Lepenski Vir 1-e (not illustrated) shows a very different pattern. The axes of the houses are nearly parallel and point north of east. Thirteen houses in the north half of the site have a range of 54-72 degrees with an average azimuth of 65 degrees. None of these is present in L.V.1-d(not illustrated). The clustering around 65 degrees is not strong, so a celestial alignment is not expected.
Information on the first settlement is mostly by inference. Hearths from proto-Lepenski Vir have survived, but house size and form can only be suggested from the pattern of debris remaining. The hearths were well constructed of slabs 'usually 30x25x10cm have lengths of 0.8-1.0 metres and show a ration of 3:1 or 4:1 Again the width seems to show least variation (0.2-0.25m); and this width is not far from the unit of the 3,4,5 triangle of building #37 (0.19m). The form of the buildings was not triangular. Srejovic suggest a length of 3,4-4.0 metres, and an egg shaped form.
Such an egg shaped form is common throughout Europe. The trilithos of Stonehenge are tangent to an inferred oval. Many oval sanctuaries, both pagan and Christian, have been found throughout Europe. The inner horseshoe of Sarmizugetusa has such a form. Predynastic graves in Egypt and Palestine of the same age result from the same geometry. We would expect the 3,4,5 triangle to be set out in half megalithic yards (0.83/2=0.415m), as at many other sites. The position of the hearth is suggested. The length of the oval would be 4.15m and the maximum width, 3.32m.. There may be the same variation in size found at the later site.
The foregoing analysis strongly supports Srejovic's inference 'that the builders of Lepenski Vir possessed quite definite mathematical knowledge which they employed skillfully in measuring the terrain and fixing the proportions, shapes and dimensions of the houses' (164,P.51). The culture was using the cubit 2-3000 years before it appeared in Mesopotamia. The use of Pythagorean triangles is well supported.
The non-random alignment of house altars again suggests a coherent plan not evident from a cursory inspection. The alignment with an azimuth 165-168 degrees in L.V.1-a,b,c is apparently significant. It cannot be a solar alignment. It may be an attempt to establish a N-S meridian, but the error is great. Its most probable explanation is that the alignment is upon a prominent feature on the skyline.
We have noted a cluster of houses around a single point (L.V.1-a) The altars of houses 36 and 54a as well as the curved end of 58 are equidistant from this point at a distance of about seven metres. We suggest no explanation.

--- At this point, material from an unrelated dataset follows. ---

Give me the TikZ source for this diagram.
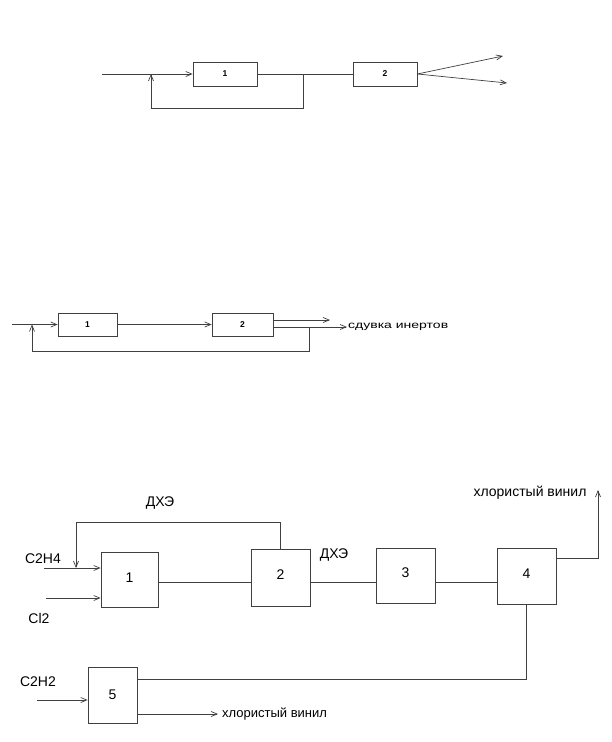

We have noticed with interest, as has Srejovic, the frequent use of the integer four. This appears in the dimensions of houses and the position of the altar and sculptures, in the dimensions of the altars and hearths. This seems to be a very special number.
Our geographical discussion has largely ignored chronology, for this does not come immediately from our analysis. We have assumed that most of our sites are third millennium BC or later.